Rather than risking a cinematic release, more and more studio’s will take the safety net that streaming services cast. Imagine you’re posed with the risk of releasing an experimental, sci-fi film like Annihilation; you can either toss the bait out to millions of plankton or hand it to one big whale. The Netflix whale. Here’s the best part of the whole predicament though. Paramount sold the film to Netflix because test audiences determined it to be “too intellectual” for general audiences. Too intellectual. When I read this, I made an audible sigh. How is it that we live in a cultural economy where something can be too smart to turn a profit? That’s going to keep me up at night, but the thing is, they’re right. It’s why so many good films like Blade Runner 2049 are struggling at the box office. Nobody likes a smarty pants. Keep your artistic expression to yourself and give us more bright and loud things.
In all honesty, I get it. Annihilation was even a little ‘too intellectual’ for a film snob like me. Half the time you’re left with too much information and too few clues. Even as I write this, there are still parts of the film I’m trying to piece together, but that does not make it a bad film by any means. In fact, I think it is quite a good film. It echoes the likes of 2001: A Space Oddesy and Arrivalwhile still cutting its own path. The film centres around a group of 5 female scientists who venture into a mysterious quarantined area in the hopes of finding the source of a spreading ‘infection’. It’s made very clear that there is an extraterrestrial element here so I won’t be spoiling the film if I tell you so. It’s like the all-female Ghostbusters we were waiting for.

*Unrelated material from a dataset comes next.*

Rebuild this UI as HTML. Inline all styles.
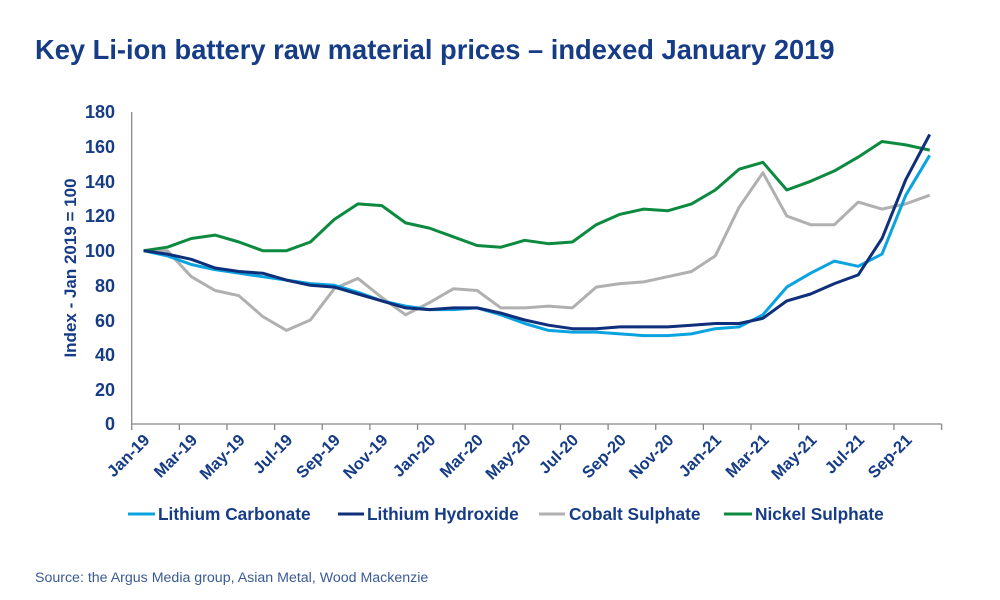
<!DOCTYPE html>
<html><head><meta charset="utf-8"><style>
body{margin:0;background:#fff;}
svg{display:block;font-family:"Liberation Sans",Arial,sans-serif;}
</style></head><body>
<svg width="1000" height="600" viewBox="0 0 1000 600" xmlns="http://www.w3.org/2000/svg">
<rect width="1000" height="600" fill="#fff"/>
<text x="35" y="59" font-size="27.3" fill="#163c86" font-weight="bold">Key Li-ion battery raw material prices – indexed January 2019</text>
<g fill="#163c86" font-size="18" text-anchor="end" font-weight="bold">
<text x="115" y="430">0</text><text x="115" y="396">20</text><text x="115" y="361">40</text>
<text x="115" y="327">60</text><text x="115" y="292">80</text><text x="115" y="257">100</text>
<text x="115" y="222">120</text><text x="115" y="188">140</text><text x="115" y="153">160</text><text x="115" y="118">180</text>
</g>
<text transform="translate(76,268) rotate(-90)" text-anchor="middle" font-size="17" fill="#163c86" font-weight="bold">Index - Jan 2019 = 100</text>
<line x1="131.7" y1="112" x2="131.7" y2="424" stroke="#888" stroke-width="1.3"/>
<line x1="131.7" y1="424" x2="941.7" y2="424" stroke="#888" stroke-width="1.3"/>
<g id="ticks" stroke="#888" stroke-width="1.3"></g>
<g id="labels" fill="#163c86" font-size="16.5" text-anchor="end" font-weight="bold"></g>
<g id="series" fill="none" stroke-width="3" stroke-linejoin="round"></g>
<g font-size="17.3" fill="#163c86" font-weight="bold">
<line x1="128" y1="514" x2="155" y2="514" stroke="#0aa3e0" stroke-width="3"/><text x="158" y="520">Lithium Carbonate</text>
<line x1="338" y1="514" x2="364" y2="514" stroke="#0f2f7a" stroke-width="3"/><text x="367" y="520">Lithium Hydroxide</text>
<line x1="539" y1="514" x2="565" y2="514" stroke="#b0b0b0" stroke-width="3"/><text x="569" y="520">Cobalt Sulphate</text>
<line x1="724" y1="514" x2="752" y2="514" stroke="#0c8a3f" stroke-width="3"/><text x="755" y="520">Nickel Sulphate</text>
</g>
<text x="35" y="582" font-size="14.2" fill="#3a5a96">Source: the Argus Media group, Asian Metal, Wood Mackenzie</text>
<script>
var NS="http://www.w3.org/2000/svg";
var x0=131.7,w=23.82,y0=424,k=1.7333;
var months=["Jan","Feb","Mar","Apr","May","Jun","Jul","Aug","Sep","Oct","Nov","Dec"];
var t=document.getElementById("ticks"),l=document.getElementById("labels");
for(var i=0;i<=34;i+=2){var ln=document.createElementNS(NS,"line");var x=x0+i*w;
ln.setAttribute("x1",x);ln.setAttribute("x2",x);ln.setAttribute("y1",424);ln.setAttribute("y2",430);t.appendChild(ln);}
for(var i=0;i<34;i+=2){var cx=x0+(i+0.5)*w;var tx=document.createElementNS(NS,"text");
tx.setAttribute("transform","translate("+(cx+7)+",441) rotate(-45)");
tx.textContent=months[i%12]+"-"+(19+Math.floor(i/12));l.appendChild(tx);}
var data=[
["#b0b0b0",[100,100,85,77,74,62,54,60,78,84,73,63,70,78,77,67,67,68,67,79,81,82,85,88,97,125,145,120,115,115,128,124,127,132]],
["#0c8a3f",[100,102,107,109,105,100,100,105,118,127,126,116,113,108,103,102,106,104,105,115,121,124,123,127,135,147,151,135,140,146,154,163,161,158]],
["#0aa3e0",[100,97,92,89,87,85,83,81,80,76,71,68,66,66,67,63,58,54,53,53,52,51,51,52,55,56,63,79,87,94,91,98,132,155]],
["#0f2f7a",[100,98,95,90,88,87,83,80,79,75,71,67,66,67,67,64,60,57,55,55,56,56,56,57,58,58,61,71,75,81,86,107,141,167]]];
var s=document.getElementById("series");
data.forEach(function(d){var p=d[1].map(function(v,i){return (x0+(i+0.5)*w).toFixed(1)+","+(y0-v*k).toFixed(1);}).join(" ");
var pl=document.createElementNS(NS,"polyline");pl.setAttribute("points",p);pl.setAttribute("stroke",d[0]);s.appendChild(pl);});
</script>
</svg>
</body></html>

Most movies based on books are very refreshing because their plotlines are unique and they’ve often had an incredible amount of thought put into them. This movie truly does feel like it’s more than your average big-budget blockbuster. It takes some serious risks and much like Ex Machina, it poses a number of haunting questions that make for a richer but perhaps less entertaining film. Also, the special effects are to die for. While they weren’t always perfectly rendered, they were gorgeous, and unlike any, I have seen before. I should say, however, the film does seem to lack a purpose. Perhaps I’ve missed it, but it seems as if the story shows a lot yet says very little. I love movies that reflect the unpredictability of life, but I prefer it if they give a kernel of wisdom in doing so (think Manchester by the Sea or Boyhood).
All in all, Annihilation is a thrilling 115 minutes with a new take on the typical conventions of sci-fi films. If you give it a lot of energy, you will earn yourself a new perspective on humanity, and if you give it very little energy, you will get an exciting ride with a few confusing moments. One of the biggest takeaways for me, however, is how scared studios are to release films like this in Disney’s shadow and how thankful we can be that Netflix is shining its light on them.